Thursday, July 13, 2006

Not so Fast...

If you were thinking that the Administration’s recent concession that terror suspects are protected by the Geneva Convention represented sea change in detention and interrogation policy, think again, says Marty Lederman.
[Sen.] Graham indicated to the New York Times -- as did Administration officials -- that Congress could "limit" Common Article 3 "in a way that resembled the language of the [McCain Amendment]." Of course, as Graham concedes, this really wouldn't so much be "limiting" Common Article Three as gutting it, because, according to Graham himself, the restrictions of Common Article 3 go "well beyond the McCain standard." (The Washington Post reports that the White House and Senator McCain are crafting a bill that would track the McCain Amendment and that "makes some changes to Common Article 3," such as dropping the phrase "outrages upon personal dignity.")

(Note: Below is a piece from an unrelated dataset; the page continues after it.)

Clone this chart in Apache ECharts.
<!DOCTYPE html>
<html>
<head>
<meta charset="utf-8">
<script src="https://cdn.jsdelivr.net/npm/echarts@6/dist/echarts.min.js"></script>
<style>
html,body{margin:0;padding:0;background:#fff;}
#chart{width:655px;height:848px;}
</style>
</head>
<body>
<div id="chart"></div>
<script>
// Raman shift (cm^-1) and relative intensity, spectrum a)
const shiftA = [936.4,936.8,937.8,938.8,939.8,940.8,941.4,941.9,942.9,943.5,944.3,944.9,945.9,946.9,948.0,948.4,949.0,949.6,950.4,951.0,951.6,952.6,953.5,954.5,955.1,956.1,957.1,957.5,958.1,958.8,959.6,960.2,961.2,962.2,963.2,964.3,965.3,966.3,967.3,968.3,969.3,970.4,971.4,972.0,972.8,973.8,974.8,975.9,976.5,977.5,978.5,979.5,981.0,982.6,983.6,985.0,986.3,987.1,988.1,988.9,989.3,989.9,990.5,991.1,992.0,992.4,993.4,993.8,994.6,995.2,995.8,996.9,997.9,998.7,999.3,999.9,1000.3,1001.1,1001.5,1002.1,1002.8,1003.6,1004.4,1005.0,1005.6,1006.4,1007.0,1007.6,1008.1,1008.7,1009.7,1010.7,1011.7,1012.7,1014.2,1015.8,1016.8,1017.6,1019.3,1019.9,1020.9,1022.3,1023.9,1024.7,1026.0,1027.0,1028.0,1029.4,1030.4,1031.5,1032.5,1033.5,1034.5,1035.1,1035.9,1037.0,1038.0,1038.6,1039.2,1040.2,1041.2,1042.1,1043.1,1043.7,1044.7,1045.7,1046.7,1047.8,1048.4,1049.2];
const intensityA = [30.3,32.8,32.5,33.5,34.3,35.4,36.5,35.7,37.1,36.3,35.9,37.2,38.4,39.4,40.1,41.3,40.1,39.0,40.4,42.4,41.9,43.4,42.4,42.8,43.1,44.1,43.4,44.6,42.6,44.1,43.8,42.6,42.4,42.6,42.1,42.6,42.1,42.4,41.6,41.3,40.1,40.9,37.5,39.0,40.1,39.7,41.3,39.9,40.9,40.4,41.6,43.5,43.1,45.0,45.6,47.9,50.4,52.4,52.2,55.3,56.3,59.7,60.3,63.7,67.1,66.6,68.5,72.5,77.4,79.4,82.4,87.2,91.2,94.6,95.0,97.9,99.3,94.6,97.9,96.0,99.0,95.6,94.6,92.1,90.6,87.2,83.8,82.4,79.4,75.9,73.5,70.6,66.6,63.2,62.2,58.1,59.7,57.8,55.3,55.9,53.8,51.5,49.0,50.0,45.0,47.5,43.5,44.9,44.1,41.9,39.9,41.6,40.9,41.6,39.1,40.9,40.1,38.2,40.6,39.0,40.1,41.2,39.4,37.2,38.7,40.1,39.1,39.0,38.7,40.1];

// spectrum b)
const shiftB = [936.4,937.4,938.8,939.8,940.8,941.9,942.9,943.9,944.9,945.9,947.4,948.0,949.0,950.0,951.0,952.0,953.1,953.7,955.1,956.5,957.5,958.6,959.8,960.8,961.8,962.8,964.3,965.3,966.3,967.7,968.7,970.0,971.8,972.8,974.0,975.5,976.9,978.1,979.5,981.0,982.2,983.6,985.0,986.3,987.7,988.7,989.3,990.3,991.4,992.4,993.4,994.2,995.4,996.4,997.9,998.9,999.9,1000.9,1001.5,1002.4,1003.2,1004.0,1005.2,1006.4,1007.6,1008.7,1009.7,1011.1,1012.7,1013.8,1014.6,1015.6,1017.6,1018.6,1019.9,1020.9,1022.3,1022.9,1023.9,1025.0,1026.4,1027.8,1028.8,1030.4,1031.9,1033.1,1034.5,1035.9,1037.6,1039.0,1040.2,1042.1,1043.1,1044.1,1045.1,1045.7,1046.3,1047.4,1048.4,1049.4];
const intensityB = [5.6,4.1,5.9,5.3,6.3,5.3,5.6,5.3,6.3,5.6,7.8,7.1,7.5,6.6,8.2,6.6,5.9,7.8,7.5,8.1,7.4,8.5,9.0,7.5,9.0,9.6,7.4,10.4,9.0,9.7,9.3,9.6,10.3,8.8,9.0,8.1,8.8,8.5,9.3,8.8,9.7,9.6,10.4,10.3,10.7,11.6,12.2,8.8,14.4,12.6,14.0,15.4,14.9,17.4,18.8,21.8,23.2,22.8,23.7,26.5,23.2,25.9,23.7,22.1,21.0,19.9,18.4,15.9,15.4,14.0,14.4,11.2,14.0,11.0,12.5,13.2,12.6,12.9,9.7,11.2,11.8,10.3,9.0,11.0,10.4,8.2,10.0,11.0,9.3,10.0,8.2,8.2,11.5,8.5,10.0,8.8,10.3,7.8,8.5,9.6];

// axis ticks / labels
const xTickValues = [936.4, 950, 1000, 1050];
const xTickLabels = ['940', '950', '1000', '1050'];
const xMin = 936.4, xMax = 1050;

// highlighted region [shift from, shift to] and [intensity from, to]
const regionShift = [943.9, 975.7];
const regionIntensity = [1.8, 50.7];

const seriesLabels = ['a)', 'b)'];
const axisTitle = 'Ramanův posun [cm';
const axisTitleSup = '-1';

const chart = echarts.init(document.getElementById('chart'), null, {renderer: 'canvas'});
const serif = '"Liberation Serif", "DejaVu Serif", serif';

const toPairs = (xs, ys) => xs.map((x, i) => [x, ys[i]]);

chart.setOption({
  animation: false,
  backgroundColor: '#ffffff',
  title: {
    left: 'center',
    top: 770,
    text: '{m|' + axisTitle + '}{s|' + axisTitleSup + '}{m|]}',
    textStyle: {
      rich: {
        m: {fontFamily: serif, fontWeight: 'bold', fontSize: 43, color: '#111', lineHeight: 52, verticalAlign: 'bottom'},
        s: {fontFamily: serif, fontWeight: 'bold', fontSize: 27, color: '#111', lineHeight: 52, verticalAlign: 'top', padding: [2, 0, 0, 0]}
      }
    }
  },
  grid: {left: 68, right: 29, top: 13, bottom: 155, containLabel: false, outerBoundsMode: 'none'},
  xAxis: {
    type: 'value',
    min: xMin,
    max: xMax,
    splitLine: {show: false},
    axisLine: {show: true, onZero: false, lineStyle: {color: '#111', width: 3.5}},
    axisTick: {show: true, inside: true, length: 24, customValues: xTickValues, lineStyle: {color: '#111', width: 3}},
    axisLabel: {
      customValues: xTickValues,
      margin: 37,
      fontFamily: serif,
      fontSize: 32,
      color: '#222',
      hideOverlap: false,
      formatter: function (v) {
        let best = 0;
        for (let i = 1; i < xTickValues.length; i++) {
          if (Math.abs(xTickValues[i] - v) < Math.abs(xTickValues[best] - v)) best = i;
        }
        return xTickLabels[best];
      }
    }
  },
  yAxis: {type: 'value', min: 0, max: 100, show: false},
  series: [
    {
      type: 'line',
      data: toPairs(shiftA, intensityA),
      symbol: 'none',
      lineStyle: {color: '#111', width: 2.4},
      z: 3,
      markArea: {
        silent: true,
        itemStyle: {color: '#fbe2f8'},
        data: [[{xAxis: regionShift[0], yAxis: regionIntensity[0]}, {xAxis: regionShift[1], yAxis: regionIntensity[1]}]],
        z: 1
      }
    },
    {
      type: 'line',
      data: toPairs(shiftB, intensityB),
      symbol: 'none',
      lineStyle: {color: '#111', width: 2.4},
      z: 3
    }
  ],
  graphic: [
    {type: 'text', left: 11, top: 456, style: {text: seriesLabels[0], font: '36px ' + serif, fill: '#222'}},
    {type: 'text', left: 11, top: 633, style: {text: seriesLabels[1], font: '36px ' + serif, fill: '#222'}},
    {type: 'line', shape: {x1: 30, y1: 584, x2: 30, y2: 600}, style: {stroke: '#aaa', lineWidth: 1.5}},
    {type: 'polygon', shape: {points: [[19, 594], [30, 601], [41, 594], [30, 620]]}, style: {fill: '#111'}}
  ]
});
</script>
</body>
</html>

How can that be? After all, the McCain Amendment categorically prohibits all "cruel, inhuman and degrading treatment." Well, as I've tried to explain, Congress has defined those terms under McCain to include only what the Due Process Clause would prohibit if the interrogation were taking place in the United States. That is to say, conduct that "shocks the conscience" -- a standard that the courts have never applied in the context of interrogations intended to elicit information about future terrorist activity. As I feared, the Administration apparently has (if Graham's remarks are accurate) construed the McCain "shocks the conscience" test not to prohibit techniques such as sleep deprivation and "cold cell," i.e. hypothermia. (Whether that's the best understanding of the Due Process standard is open to serious question -- certainly it would not be under Justice Kennedy's concurrence in Chavez v. Martinez, which might have the support of five Justices on today's Court (although Justices Souter and Breyer have not yet tipped their hand). But Justice Thomas's opinion in that same case indicates that it takes a whole lot more to shock his conscience (and Justice Scalia's) than it does to shock Justice Kennedy's.)

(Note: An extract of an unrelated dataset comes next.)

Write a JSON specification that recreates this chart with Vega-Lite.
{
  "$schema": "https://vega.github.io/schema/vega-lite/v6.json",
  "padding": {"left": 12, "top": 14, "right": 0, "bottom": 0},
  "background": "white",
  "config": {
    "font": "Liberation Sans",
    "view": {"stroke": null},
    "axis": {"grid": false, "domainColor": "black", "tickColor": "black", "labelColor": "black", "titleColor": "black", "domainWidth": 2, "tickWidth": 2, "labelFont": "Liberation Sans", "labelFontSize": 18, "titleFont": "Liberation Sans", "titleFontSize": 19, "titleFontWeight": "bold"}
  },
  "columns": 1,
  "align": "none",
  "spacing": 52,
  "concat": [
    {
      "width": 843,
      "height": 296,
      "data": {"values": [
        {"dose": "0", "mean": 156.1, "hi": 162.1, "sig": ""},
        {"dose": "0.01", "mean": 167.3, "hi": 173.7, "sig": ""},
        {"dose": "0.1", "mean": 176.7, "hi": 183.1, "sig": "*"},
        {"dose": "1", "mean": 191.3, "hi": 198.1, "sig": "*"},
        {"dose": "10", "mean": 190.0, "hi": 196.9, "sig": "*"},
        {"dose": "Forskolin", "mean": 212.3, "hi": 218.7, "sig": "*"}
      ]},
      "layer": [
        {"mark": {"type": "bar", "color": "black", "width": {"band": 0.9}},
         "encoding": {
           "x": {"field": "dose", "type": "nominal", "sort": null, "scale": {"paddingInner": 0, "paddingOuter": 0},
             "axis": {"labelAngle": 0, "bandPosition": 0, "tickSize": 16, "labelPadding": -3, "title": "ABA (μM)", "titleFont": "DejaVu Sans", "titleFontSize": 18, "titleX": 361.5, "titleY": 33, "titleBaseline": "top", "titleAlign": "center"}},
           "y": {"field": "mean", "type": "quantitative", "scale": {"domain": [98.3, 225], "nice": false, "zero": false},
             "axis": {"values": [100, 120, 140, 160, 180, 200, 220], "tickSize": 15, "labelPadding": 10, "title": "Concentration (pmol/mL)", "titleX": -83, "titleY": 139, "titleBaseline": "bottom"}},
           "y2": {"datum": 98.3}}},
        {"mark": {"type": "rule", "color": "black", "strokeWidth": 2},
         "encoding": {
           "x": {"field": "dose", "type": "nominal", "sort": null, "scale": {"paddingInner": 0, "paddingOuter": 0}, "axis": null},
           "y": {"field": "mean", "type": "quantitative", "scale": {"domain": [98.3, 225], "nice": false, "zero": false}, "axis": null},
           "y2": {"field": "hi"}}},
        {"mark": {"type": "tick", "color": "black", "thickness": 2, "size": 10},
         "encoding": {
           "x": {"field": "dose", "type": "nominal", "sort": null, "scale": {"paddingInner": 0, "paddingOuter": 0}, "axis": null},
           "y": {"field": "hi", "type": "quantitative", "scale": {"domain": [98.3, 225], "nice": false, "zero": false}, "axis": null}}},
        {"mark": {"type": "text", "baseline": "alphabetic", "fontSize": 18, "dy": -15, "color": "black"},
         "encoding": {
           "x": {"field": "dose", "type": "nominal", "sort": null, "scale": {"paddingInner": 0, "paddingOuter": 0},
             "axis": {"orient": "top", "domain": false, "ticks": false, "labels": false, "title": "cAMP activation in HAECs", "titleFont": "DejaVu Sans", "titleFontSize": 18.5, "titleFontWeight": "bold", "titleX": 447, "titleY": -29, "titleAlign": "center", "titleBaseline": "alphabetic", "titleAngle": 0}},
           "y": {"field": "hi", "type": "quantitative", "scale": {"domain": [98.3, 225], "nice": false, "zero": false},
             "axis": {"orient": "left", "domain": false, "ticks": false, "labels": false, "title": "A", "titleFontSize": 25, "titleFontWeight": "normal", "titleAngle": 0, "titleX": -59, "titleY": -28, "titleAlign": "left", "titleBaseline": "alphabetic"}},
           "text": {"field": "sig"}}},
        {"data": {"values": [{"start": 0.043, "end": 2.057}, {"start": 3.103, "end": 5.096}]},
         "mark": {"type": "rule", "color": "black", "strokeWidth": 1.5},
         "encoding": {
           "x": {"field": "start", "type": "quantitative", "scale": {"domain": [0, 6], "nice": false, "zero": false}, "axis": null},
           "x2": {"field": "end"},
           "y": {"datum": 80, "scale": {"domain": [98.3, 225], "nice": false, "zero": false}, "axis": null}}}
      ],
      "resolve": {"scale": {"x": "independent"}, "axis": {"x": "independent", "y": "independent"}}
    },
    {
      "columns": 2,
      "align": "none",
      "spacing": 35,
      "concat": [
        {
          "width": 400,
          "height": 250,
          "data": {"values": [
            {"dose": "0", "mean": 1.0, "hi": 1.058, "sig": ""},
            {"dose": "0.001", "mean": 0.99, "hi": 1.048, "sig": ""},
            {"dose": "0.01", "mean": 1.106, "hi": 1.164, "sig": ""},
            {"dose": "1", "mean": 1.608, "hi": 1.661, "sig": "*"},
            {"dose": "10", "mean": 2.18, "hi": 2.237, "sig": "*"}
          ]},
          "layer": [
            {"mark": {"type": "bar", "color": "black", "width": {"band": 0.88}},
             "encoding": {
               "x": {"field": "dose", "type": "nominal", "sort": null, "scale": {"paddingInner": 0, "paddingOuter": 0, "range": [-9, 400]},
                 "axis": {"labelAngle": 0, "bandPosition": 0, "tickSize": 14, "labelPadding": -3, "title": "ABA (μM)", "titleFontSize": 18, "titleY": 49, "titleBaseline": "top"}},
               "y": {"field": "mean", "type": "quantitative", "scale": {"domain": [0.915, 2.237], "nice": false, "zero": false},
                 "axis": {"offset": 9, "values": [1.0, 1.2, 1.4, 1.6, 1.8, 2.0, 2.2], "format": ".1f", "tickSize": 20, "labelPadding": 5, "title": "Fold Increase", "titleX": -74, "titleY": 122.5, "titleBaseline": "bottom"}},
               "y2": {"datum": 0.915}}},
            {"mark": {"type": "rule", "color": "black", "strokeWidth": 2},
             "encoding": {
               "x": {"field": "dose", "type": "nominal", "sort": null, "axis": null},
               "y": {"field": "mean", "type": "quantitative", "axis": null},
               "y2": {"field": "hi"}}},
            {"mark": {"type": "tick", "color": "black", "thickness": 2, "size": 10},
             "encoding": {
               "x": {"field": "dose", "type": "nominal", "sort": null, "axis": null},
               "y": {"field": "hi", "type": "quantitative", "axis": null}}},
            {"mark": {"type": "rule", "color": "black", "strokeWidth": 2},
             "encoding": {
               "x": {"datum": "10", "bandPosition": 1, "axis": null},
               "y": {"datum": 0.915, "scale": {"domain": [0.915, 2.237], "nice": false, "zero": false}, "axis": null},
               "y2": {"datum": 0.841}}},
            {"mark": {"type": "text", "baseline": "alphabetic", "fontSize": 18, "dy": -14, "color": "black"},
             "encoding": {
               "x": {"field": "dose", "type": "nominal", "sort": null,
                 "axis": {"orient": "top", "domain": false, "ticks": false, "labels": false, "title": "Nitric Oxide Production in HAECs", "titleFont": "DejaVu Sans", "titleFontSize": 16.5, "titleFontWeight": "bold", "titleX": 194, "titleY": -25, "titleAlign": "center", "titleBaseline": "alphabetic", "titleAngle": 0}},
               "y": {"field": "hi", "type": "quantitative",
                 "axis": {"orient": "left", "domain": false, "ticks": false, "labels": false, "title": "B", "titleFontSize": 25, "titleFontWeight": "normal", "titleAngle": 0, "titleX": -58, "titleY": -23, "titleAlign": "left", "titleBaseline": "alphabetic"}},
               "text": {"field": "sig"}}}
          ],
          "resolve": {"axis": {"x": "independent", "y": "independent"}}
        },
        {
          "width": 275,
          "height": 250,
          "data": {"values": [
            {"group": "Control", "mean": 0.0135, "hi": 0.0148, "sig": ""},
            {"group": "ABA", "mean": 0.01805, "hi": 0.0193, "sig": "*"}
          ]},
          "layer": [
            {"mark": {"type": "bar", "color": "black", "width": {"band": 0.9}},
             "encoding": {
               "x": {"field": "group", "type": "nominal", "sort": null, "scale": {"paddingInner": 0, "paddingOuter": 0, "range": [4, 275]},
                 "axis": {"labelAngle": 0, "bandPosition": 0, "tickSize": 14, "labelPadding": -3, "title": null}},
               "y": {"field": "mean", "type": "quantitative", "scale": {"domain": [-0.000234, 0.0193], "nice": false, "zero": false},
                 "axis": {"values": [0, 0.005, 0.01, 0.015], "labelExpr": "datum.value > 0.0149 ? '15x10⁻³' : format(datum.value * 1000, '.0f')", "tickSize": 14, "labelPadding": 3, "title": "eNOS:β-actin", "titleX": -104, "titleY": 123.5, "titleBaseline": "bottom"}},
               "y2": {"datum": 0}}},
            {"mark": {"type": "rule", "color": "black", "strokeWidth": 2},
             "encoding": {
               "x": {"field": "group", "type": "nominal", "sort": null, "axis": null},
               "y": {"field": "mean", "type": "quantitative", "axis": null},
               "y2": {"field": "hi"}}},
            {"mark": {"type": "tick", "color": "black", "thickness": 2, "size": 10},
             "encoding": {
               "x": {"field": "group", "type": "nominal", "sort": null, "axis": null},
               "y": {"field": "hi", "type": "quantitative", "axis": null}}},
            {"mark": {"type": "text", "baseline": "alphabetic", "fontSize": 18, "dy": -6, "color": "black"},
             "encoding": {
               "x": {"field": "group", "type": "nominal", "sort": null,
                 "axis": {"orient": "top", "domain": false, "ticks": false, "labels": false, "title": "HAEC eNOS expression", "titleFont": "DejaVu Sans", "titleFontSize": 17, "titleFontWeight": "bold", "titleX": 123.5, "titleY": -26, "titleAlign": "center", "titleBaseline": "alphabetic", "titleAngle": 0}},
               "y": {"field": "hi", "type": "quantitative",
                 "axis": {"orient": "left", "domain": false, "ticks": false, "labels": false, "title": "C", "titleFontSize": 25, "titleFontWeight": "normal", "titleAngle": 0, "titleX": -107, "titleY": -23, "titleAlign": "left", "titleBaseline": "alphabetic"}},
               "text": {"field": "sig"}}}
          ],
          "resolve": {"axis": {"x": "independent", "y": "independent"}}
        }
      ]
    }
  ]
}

But Common Article 3 is not limited to "conscience-shocking" conduct, but instead prohibits all violence against detainees and "outrages upon personal dignity." CA3 therefore almost certainly does prohibit techniques such as cold cell, or prolonged sleep deprivation.

The Graham/McCain/Administration initiative now being hatched thus would authorize the use of techniques that would violate the Geneva Conventions. Congress has the power to do this: Where a statute authorizes something that a treaty prohibits, the statute governs for purposes of domestic law if it was enacted subsequent to the Senate's ratification of the treaty.
This raises an interesting dilemma for those who opposed military tribunals and inhumane interrogation tactics as instances of Executive overreach. Hamdan may have curtailed the Administration’s ability to sidestep Congressional approval, but it may not, in the end, have much practical impact on detainees. Should Congress move forward with an initiative similar to the one Lederman describes, opponents can no longer claim that the Executive is acting outside of its constitutional authority. Opponents may continue to challenge the “Graham/McCain/Administration initiative” as being inconsistent with an international treaty, or simply, as bad policy, but those arguments will be tough sells considering the current makeup of Congress, the Court, and the public.